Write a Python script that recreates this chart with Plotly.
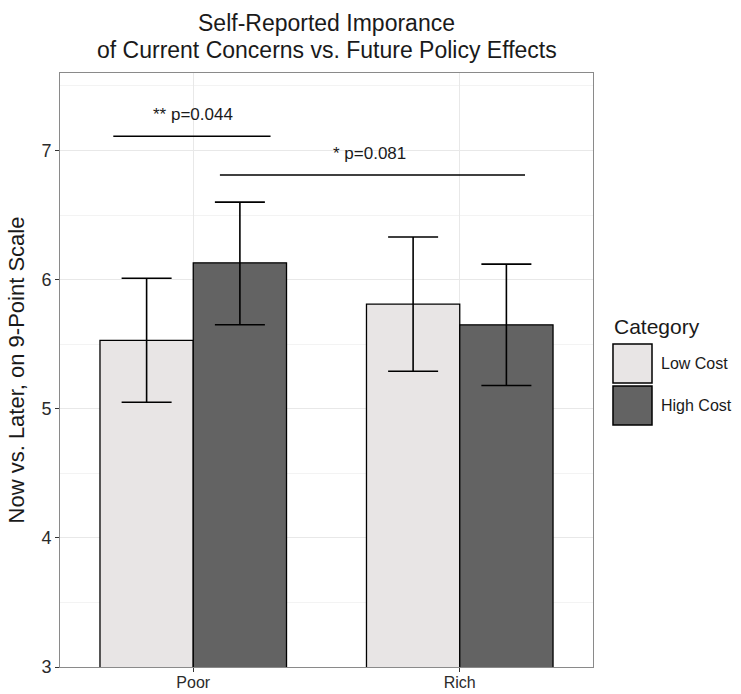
import plotly.graph_objects as go

# ---- data ----
categories = ["Poor", "Rich"]
series_names = ["Low Cost", "High Cost"]
low_cost_mean = [5.53, 5.81]
low_cost_upper = [6.01, 6.33]
low_cost_lower = [5.05, 5.29]
high_cost_mean = [6.13, 5.65]
high_cost_upper = [6.60, 6.12]
high_cost_lower = [5.65, 5.18]

sig_labels = ["** p=0.044", "* p=0.081"]
sig_x0 = [-0.30, 0.10]
sig_x1 = [0.29, 1.245]
sig_line_y = [7.11, 6.81]
sig_label_x = [0.0, 0.66]
sig_label_y = [7.28, 6.98]

y_ticks = [3, 4, 5, 6, 7]
y_range = [3, 7.6]

title_lines = ["Self-Reported Imporance", "of Current Concerns vs. Future Policy Effects"]
y_title = "Now vs. Later, on 9-Point Scale"
legend_title = "Category"

colors = ["#e8e5e5", "#636363"]
FONT = "Liberation Sans, Arial, sans-serif"

fig = go.Figure()
means = [low_cost_mean, high_cost_mean]
uppers = [low_cost_upper, high_cost_upper]
lowers = [low_cost_lower, high_cost_lower]
for name, m, u, l, c in zip(series_names, means, uppers, lowers, colors):
    fig.add_trace(go.Bar(
        x=categories, y=m, name=name,
        marker=dict(color=c, line=dict(color="black", width=1.3)),
        error_y=dict(type="data", symmetric=False,
                     array=[a - b for a, b in zip(u, m)],
                     arrayminus=[b - a for a, b in zip(l, m)],
                     color="black", thickness=1.6, width=25),
        showlegend=False,
    ))

shapes = []
annotations = []
for lab, x0, x1, ly, tx, ty in zip(sig_labels, sig_x0, sig_x1, sig_line_y, sig_label_x, sig_label_y):
    shapes.append(dict(type="line", xref="x", yref="y", x0=x0, x1=x1, y0=ly, y1=ly,
                       line=dict(color="black", width=1.6)))
    annotations.append(dict(x=tx, y=ty, xref="x", yref="y", text=lab, showarrow=False,
                            font=dict(family=FONT, size=17, color="#1a1a1a"),
                            xanchor="center", yanchor="middle"))

# title lines (paper coords above plot)
for txt, ty in zip(title_lines, [1.0842, 1.0387]):
    annotations.append(dict(x=0.5, y=ty, xref="paper", yref="paper", text=txt, showarrow=False,
                            xanchor="center", yanchor="middle",
                            font=dict(family=FONT, size=23, color="#1a1a1a")))

# custom legend (paper coords)
key_x0, key_x1 = 1.0375, 1.1107
key_tops = [0.5438, 0.4731]
key_h = 0.0657
for name, c, top in zip(series_names, colors, key_tops):
    shapes.append(dict(type="rect", xref="paper", yref="paper", x0=key_x0, x1=key_x1,
                       y0=top - key_h, y1=top, fillcolor=c,
                       line=dict(color="black", width=1.5)))
    annotations.append(dict(x=1.1238, y=top - key_h / 2, xref="paper", yref="paper", text=name,
                            showarrow=False, xanchor="left", yanchor="middle",
                            font=dict(family=FONT, size=16, color="#1a1a1a")))
annotations.append(dict(x=key_x0 - 0.002, y=0.5724, xref="paper", yref="paper", text=legend_title,
                        showarrow=False, xanchor="left", yanchor="middle",
                        font=dict(family=FONT, size=21, color="#1a1a1a")))

fig.update_layout(
    width=741, height=694,
    margin=dict(l=60, r=148, t=73, b=27),
    paper_bgcolor="white", plot_bgcolor="white",
    barmode="group", bargap=0.3, bargroupgap=0,
    shapes=shapes, annotations=annotations,
    font=dict(family=FONT),
)
fig.update_xaxes(
    type="category", range=[-0.5, 1.5], automargin=False,
    showgrid=True, gridcolor="#e8e8e8", gridwidth=1,
    showline=True, mirror=True, linecolor="#8a8a8a", linewidth=1,
    ticks="outside", ticklen=4, tickcolor="#333333",
    ticklabelstandoff=-3,
    tickfont=dict(family=FONT, size=16, color="#2b2b2b"),
    zeroline=False,
)
fig.update_yaxes(
    range=y_range, tickvals=y_ticks, ticktext=[str(t) for t in y_ticks], automargin=False,
    showgrid=True, gridcolor="#e8e8e8", gridwidth=1,
    minor=dict(dtick=0.5, tick0=3, showgrid=True, gridcolor="#f3f3f3", gridwidth=0.6),
    showline=True, mirror=True, linecolor="#8a8a8a", linewidth=1,
    ticks="outside", ticklen=4, tickcolor="#333333",
    tickfont=dict(family=FONT, size=18, color="#2b2b2b"),
    title=dict(text=y_title, standoff=10, font=dict(family=FONT, size=22, color="#1a1a1a")),
    zeroline=False,
)
fig.write_html("out.html")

=====

Return only the lines from the start of the data through the line that contains "import plotly.graph_objects as go", please, copying them exactly and omitting all pictures.

__TASK RESULT__
Write a Python script that recreates this chart with Plotly.
import plotly.graph_objects as go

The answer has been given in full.